**Available data**

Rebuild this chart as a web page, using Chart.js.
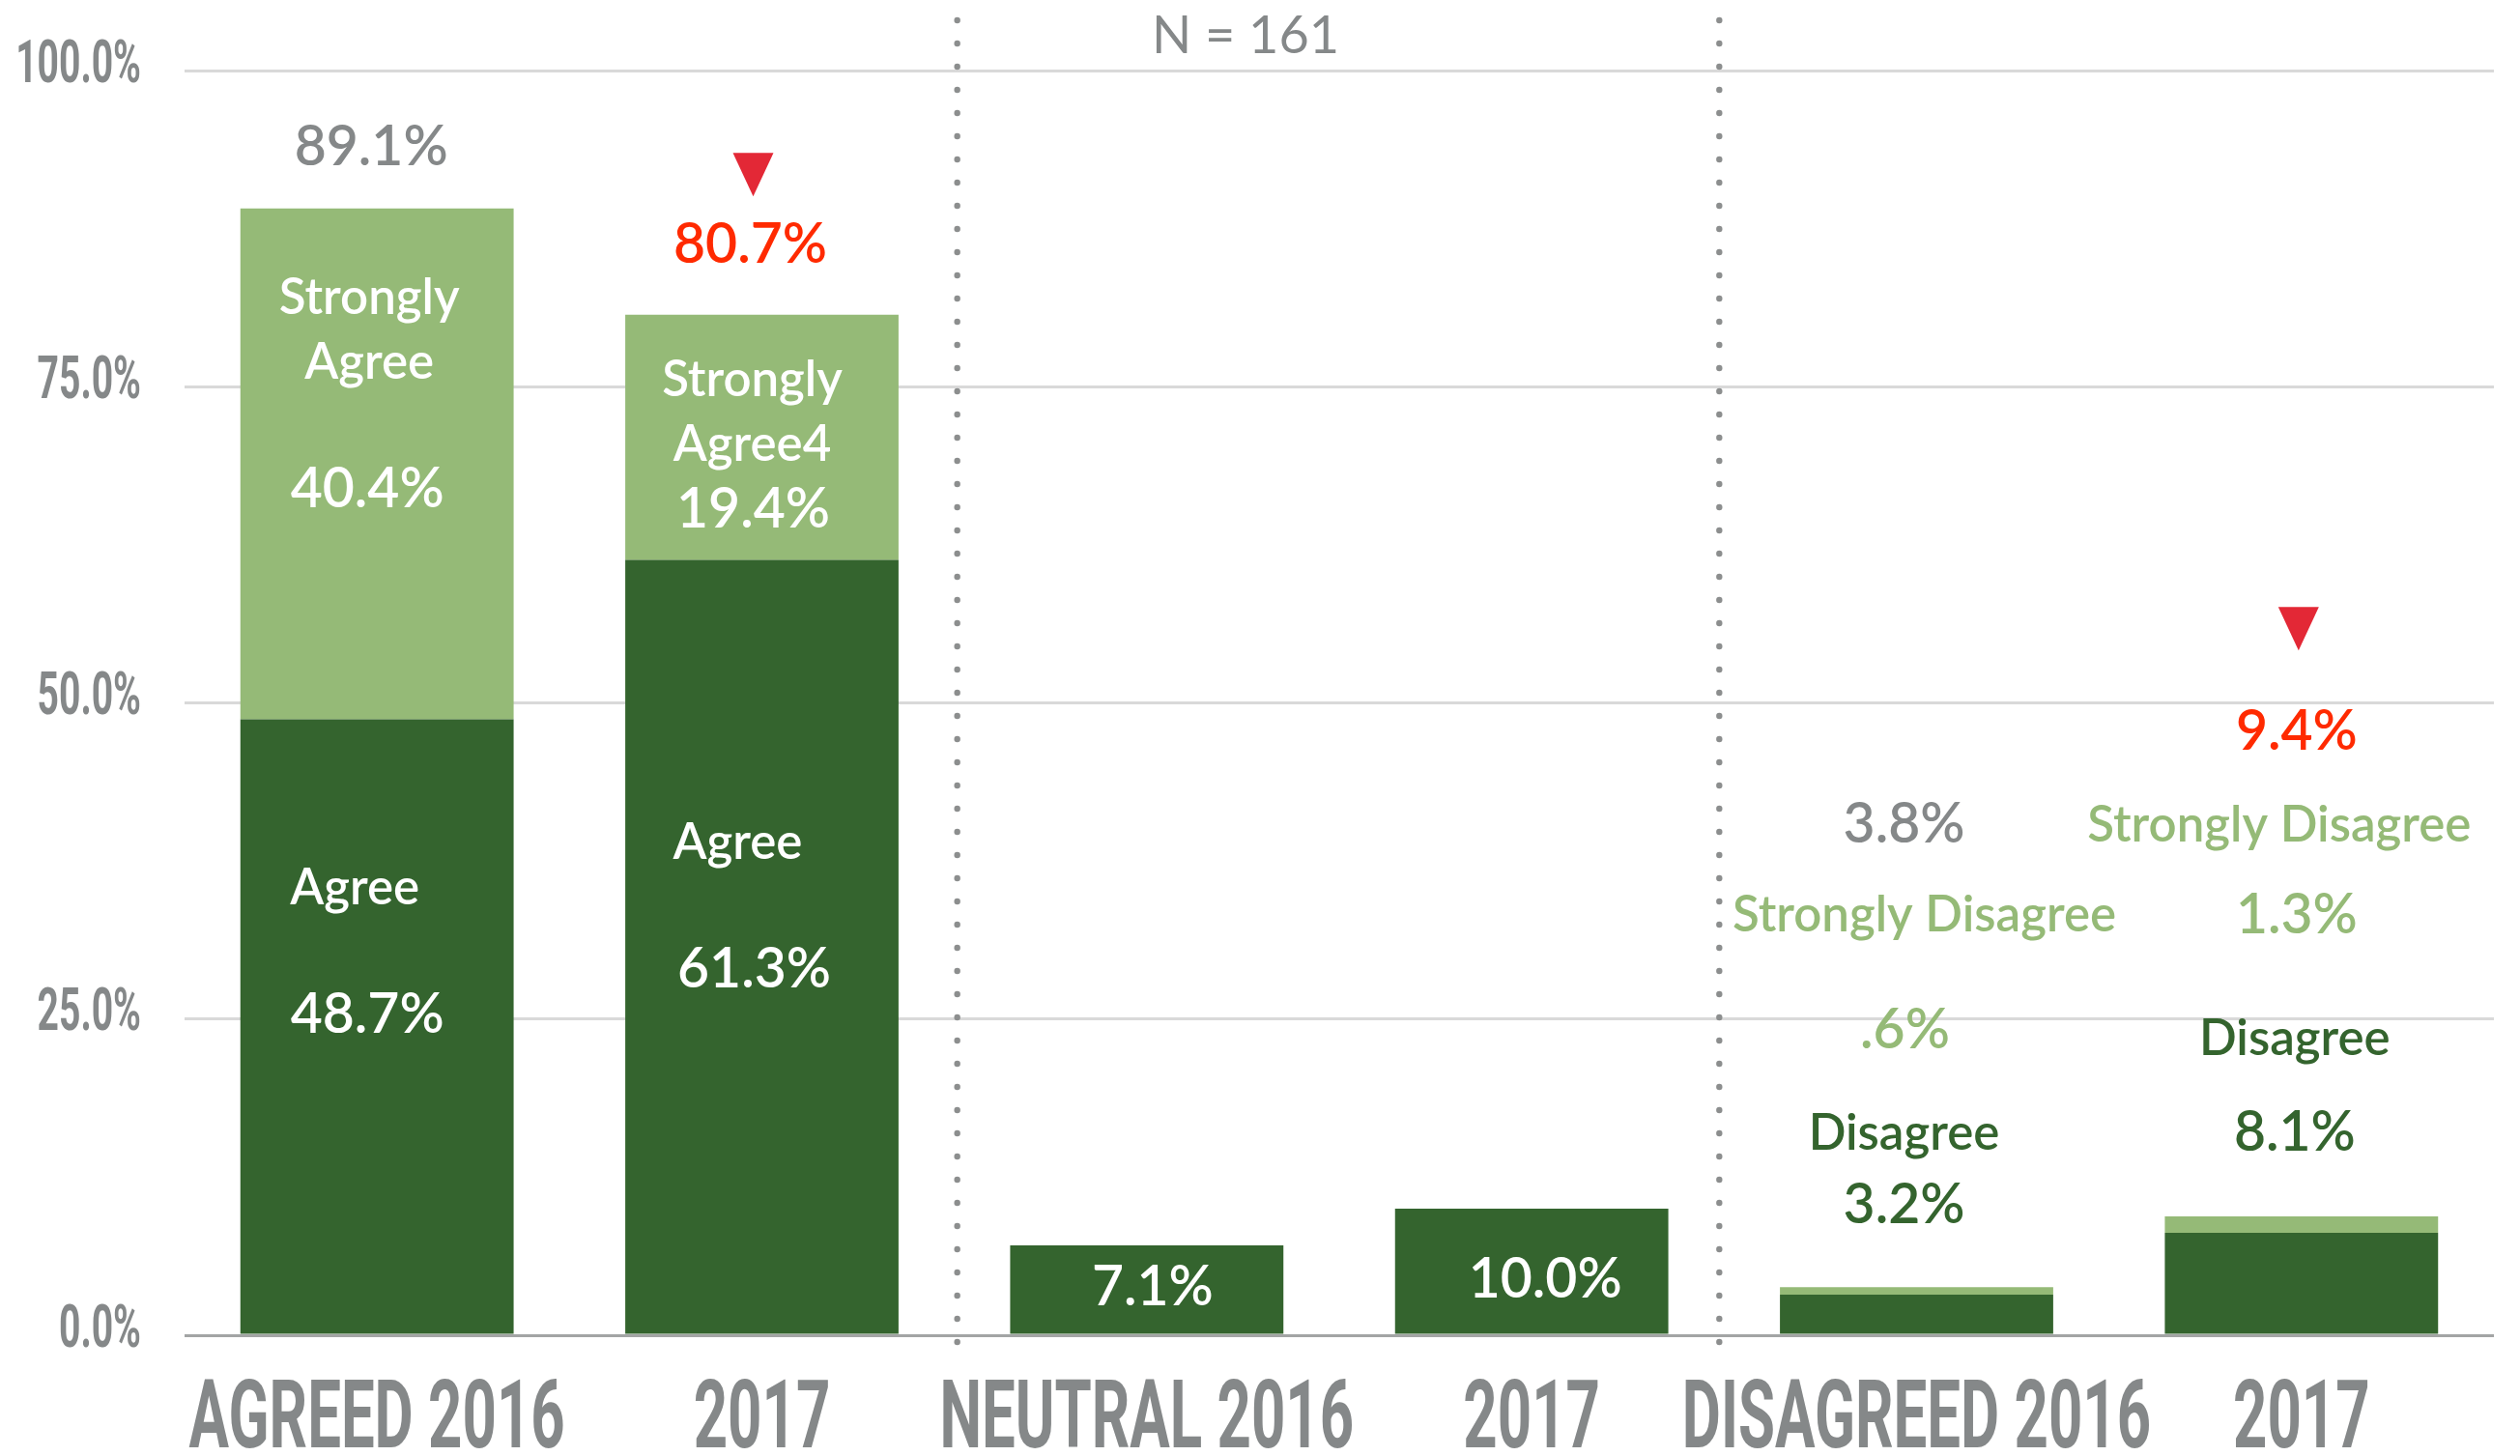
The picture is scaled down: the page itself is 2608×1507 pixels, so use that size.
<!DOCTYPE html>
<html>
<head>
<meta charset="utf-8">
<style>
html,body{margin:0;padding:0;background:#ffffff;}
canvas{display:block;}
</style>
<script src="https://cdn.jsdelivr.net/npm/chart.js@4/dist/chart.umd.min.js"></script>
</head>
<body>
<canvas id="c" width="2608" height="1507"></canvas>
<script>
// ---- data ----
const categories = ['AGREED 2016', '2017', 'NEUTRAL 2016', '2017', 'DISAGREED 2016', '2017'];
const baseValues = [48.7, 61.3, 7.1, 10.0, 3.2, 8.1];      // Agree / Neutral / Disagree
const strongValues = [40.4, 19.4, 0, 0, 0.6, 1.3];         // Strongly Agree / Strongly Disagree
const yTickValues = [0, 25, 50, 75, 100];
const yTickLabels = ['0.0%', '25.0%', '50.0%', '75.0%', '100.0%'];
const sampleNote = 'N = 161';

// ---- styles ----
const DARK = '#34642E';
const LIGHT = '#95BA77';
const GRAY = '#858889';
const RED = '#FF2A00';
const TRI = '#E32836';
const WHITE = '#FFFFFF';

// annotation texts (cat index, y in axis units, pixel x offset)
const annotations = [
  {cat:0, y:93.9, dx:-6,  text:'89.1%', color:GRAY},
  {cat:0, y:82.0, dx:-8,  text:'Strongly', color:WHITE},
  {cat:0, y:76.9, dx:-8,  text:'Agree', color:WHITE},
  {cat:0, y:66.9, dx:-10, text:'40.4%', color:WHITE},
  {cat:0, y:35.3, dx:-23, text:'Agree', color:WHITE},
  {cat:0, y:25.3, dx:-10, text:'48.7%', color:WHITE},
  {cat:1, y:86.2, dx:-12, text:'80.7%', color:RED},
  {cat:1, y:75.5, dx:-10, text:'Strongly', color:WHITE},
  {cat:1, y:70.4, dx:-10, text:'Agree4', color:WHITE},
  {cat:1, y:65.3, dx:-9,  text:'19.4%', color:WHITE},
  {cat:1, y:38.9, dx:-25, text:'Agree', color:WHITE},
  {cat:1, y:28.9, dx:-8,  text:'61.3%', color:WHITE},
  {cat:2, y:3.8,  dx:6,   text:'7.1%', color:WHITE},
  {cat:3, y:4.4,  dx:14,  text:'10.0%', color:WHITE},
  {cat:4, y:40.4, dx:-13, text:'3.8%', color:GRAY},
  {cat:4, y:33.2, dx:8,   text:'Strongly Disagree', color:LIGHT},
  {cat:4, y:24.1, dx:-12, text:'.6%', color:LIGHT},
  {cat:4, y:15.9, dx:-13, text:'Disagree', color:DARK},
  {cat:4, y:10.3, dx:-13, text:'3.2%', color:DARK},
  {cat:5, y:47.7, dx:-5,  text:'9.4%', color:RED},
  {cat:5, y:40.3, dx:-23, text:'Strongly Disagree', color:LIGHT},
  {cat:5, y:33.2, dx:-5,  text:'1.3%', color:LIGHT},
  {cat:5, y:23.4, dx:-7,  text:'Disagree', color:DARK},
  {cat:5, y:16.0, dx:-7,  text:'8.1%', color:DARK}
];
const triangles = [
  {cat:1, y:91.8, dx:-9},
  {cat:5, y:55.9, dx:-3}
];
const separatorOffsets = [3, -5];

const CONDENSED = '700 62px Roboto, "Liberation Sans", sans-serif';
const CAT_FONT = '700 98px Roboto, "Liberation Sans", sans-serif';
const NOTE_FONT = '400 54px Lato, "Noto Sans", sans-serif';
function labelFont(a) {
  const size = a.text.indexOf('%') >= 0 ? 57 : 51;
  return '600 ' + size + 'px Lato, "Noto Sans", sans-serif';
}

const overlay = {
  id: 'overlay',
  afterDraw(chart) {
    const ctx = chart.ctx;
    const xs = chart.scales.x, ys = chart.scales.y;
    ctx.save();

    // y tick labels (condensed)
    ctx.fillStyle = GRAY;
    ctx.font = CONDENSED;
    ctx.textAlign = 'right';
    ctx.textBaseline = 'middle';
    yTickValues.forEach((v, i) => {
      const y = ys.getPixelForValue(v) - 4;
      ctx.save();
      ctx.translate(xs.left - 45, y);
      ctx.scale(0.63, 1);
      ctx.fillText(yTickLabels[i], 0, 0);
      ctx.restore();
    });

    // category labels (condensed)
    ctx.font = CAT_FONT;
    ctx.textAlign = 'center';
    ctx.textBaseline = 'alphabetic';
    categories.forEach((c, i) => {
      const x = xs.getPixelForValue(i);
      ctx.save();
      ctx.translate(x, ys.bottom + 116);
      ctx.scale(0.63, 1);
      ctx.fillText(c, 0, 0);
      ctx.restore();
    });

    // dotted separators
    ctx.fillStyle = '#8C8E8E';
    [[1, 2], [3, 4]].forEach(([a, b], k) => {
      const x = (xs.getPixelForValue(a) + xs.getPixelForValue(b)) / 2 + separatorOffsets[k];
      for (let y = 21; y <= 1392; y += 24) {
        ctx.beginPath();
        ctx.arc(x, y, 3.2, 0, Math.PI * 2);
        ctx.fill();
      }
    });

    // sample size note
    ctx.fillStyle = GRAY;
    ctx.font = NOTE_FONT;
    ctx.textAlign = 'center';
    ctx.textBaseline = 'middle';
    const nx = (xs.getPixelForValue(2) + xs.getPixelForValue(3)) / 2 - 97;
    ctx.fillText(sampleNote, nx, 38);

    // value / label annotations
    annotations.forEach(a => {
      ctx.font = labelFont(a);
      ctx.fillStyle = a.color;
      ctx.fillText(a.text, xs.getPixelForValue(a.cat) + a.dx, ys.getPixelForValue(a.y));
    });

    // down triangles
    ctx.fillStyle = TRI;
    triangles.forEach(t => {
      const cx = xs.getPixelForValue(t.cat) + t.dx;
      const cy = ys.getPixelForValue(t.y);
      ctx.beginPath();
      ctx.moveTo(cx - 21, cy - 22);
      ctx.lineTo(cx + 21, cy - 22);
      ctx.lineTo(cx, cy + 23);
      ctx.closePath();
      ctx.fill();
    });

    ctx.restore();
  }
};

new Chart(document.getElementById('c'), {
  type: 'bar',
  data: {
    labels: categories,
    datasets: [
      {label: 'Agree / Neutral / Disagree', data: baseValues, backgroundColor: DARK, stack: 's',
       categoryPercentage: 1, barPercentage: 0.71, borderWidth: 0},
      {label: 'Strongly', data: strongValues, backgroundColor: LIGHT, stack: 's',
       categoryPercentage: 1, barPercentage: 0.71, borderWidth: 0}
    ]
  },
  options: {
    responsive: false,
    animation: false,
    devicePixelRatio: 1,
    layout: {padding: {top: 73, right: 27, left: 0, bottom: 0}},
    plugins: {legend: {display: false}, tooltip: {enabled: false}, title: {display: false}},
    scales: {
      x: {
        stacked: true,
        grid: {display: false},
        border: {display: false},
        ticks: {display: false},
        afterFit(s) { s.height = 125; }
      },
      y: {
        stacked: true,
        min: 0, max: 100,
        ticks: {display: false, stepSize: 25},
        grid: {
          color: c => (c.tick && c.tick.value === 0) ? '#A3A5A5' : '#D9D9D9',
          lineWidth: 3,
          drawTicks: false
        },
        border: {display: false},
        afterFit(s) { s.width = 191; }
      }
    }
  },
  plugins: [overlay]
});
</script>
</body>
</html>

**Problem details**
Restate the data above word for word. Do not include the images.

**Answer for the task**
Rebuild this chart as a web page, using Chart.js.
The picture is scaled down: the page itself is 2608×1507 pixels, so use that size.
<!DOCTYPE html>
<html>
<head>
<meta charset="utf-8">
<style>
html,body{margin:0;padding:0;background:#ffffff;}
canvas{display:block;}
</style>
<script src="https://cdn.jsdelivr.net/npm/chart.js@4/dist/chart.umd.min.js"></script>
</head>
<body>
<canvas id="c" width="2608" height="1507"></canvas>
<script>
// ---- data ----
const categories = ['AGREED 2016', '2017', 'NEUTRAL 2016', '2017', 'DISAGREED 2016', '2017'];
const baseValues = [48.7, 61.3, 7.1, 10.0, 3.2, 8.1];      // Agree / Neutral / Disagree
const strongValues = [40.4, 19.4, 0, 0, 0.6, 1.3];         // Strongly Agree / Strongly Disagree
const yTickValues = [0, 25, 50, 75, 100];
const yTickLabels = ['0.0%', '25.0%', '50.0%', '75.0%', '100.0%'];
const sampleNote = 'N = 161';

// ---- styles ----
const DARK = '#34642E';
const LIGHT = '#95BA77';
const GRAY = '#858889';
const RED = '#FF2A00';
const TRI = '#E32836';
const WHITE = '#FFFFFF';

// annotation texts (cat index, y in axis units, pixel x offset)
const annotations = [
  {cat:0, y:93.9, dx:-6,  text:'89.1%', color:GRAY},
  {cat:0, y:82.0, dx:-8,  text:'Strongly', color:WHITE},
  {cat:0, y:76.9, dx:-8,  text:'Agree', color:WHITE},
  {cat:0, y:66.9, dx:-10, text:'40.4%', color:WHITE},
  {cat:0, y:35.3, dx:-23, text:'Agree', color:WHITE},
  {cat:0, y:25.3, dx:-10, text:'48.7%', color:WHITE},
  {cat:1, y:86.2, dx:-12, text:'80.7%', color:RED},
  {cat:1, y:75.5, dx:-10, text:'Strongly', color:WHITE},
  {cat:1, y:70.4, dx:-10, text:'Agree4', color:WHITE},
  {cat:1, y:65.3, dx:-9,  text:'19.4%', color:WHITE},
  {cat:1, y:38.9, dx:-25, text:'Agree', color:WHITE},
  {cat:1, y:28.9, dx:-8,  text:'61.3%', color:WHITE},
  {cat:2, y:3.8,  dx:6,   text:'7.1%', color:WHITE},
  {cat:3, y:4.4,  dx:14,  text:'10.0%', color:WHITE},
  {cat:4, y:40.4, dx:-13, text:'3.8%', color:GRAY},
  {cat:4, y:33.2, dx:8,   text:'Strongly Disagree', color:LIGHT},
  {cat:4, y:24.1, dx:-12, text:'.6%', color:LIGHT},
  {cat:4, y:15.9, dx:-13, text:'Disagree', color:DARK},
  {cat:4, y:10.3, dx:-13, text:'3.2%', color:DARK},
  {cat:5, y:47.7, dx:-5,  text:'9.4%', color:RED},
  {cat:5, y:40.3, dx:-23, text:'Strongly Disagree', color:LIGHT},
  {cat:5, y:33.2, dx:-5,  text:'1.3%', color:LIGHT},
  {cat:5, y:23.4, dx:-7,  text:'Disagree', color:DARK},
  {cat:5, y:16.0, dx:-7,  text:'8.1%', color:DARK}
];
const triangles = [
  {cat:1, y:91.8, dx:-9},
  {cat:5, y:55.9, dx:-3}
];
const separatorOffsets = [3, -5];

const CONDENSED = '700 62px Roboto, "Liberation Sans", sans-serif';
const CAT_FONT = '700 98px Roboto, "Liberation Sans", sans-serif';
const NOTE_FONT = '400 54px Lato, "Noto Sans", sans-serif';
function labelFont(a) {
  const size = a.text.indexOf('%') >= 0 ? 57 : 51;
  return '600 ' + size + 'px Lato, "Noto Sans", sans-serif';
}

const overlay = {
  id: 'overlay',
  afterDraw(chart) {
    const ctx = chart.ctx;
    const xs = chart.scales.x, ys = chart.scales.y;
    ctx.save();

    // y tick labels (condensed)
    ctx.fillStyle = GRAY;
    ctx.font = CONDENSED;
    ctx.textAlign = 'right';
    ctx.textBaseline = 'middle';
    yTickValues.forEach((v, i) => {
      const y = ys.getPixelForValue(v) - 4;
      ctx.save();
      ctx.translate(xs.left - 45, y);
      ctx.scale(0.63, 1);
      ctx.fillText(yTickLabels[i], 0, 0);
      ctx.restore();
    });

    // category labels (condensed)
    ctx.font = CAT_FONT;
    ctx.textAlign = 'center';
    ctx.textBaseline = 'alphabetic';
    categories.forEach((c, i) => {
      const x = xs.getPixelForValue(i);
      ctx.save();
      ctx.translate(x, ys.bottom + 116);
      ctx.scale(0.63, 1);
      ctx.fillText(c, 0, 0);
      ctx.restore();
    });

    // dotted separators
    ctx.fillStyle = '#8C8E8E';
    [[1, 2], [3, 4]].forEach(([a, b], k) => {
      const x = (xs.getPixelForValue(a) + xs.getPixelForValue(b)) / 2 + separatorOffsets[k];
      for (let y = 21; y <= 1392; y += 24) {
        ctx.beginPath();
        ctx.arc(x, y, 3.2, 0, Math.PI * 2);
        ctx.fill();
      }
    });

    // sample size note
    ctx.fillStyle = GRAY;
    ctx.font = NOTE_FONT;
    ctx.textAlign = 'center';
    ctx.textBaseline = 'middle';
    const nx = (xs.getPixelForValue(2) + xs.getPixelForValue(3)) / 2 - 97;
    ctx.fillText(sampleNote, nx, 38);

    // value / label annotations
    annotations.forEach(a => {
      ctx.font = labelFont(a);
      ctx.fillStyle = a.color;
      ctx.fillText(a.text, xs.getPixelForValue(a.cat) + a.dx, ys.getPixelForValue(a.y));
    });

    // down triangles
    ctx.fillStyle = TRI;
    triangles.forEach(t => {
      const cx = xs.getPixelForValue(t.cat) + t.dx;
      const cy = ys.getPixelForValue(t.y);
      ctx.beginPath();
      ctx.moveTo(cx - 21, cy - 22);
      ctx.lineTo(cx + 21, cy - 22);
      ctx.lineTo(cx, cy + 23);
      ctx.closePath();
      ctx.fill();
    });

    ctx.restore();
  }
};

new Chart(document.getElementById('c'), {
  type: 'bar',
  data: {
    labels: categories,
    datasets: [
      {label: 'Agree / Neutral / Disagree', data: baseValues, backgroundColor: DARK, stack: 's',
       categoryPercentage: 1, barPercentage: 0.71, borderWidth: 0},
      {label: 'Strongly', data: strongValues, backgroundColor: LIGHT, stack: 's',
       categoryPercentage: 1, barPercentage: 0.71, borderWidth: 0}
    ]
  },
  options: {
    responsive: false,
    animation: false,
    devicePixelRatio: 1,
    layout: {padding: {top: 73, right: 27, left: 0, bottom: 0}},
    plugins: {legend: {display: false}, tooltip: {enabled: false}, title: {display: false}},
    scales: {
      x: {
        stacked: true,
        grid: {display: false},
        border: {display: false},
        ticks: {display: false},
        afterFit(s) { s.height = 125; }
      },
      y: {
        stacked: true,
        min: 0, max: 100,
        ticks: {display: false, stepSize: 25},
        grid: {
          color: c => (c.tick && c.tick.value === 0) ? '#A3A5A5' : '#D9D9D9',
          lineWidth: 3,
          drawTicks: false
        },
        border: {display: false},
        afterFit(s) { s.width = 191; }
      }
    }
  },
  plugins: [overlay]
});
</script>
</body>
</html>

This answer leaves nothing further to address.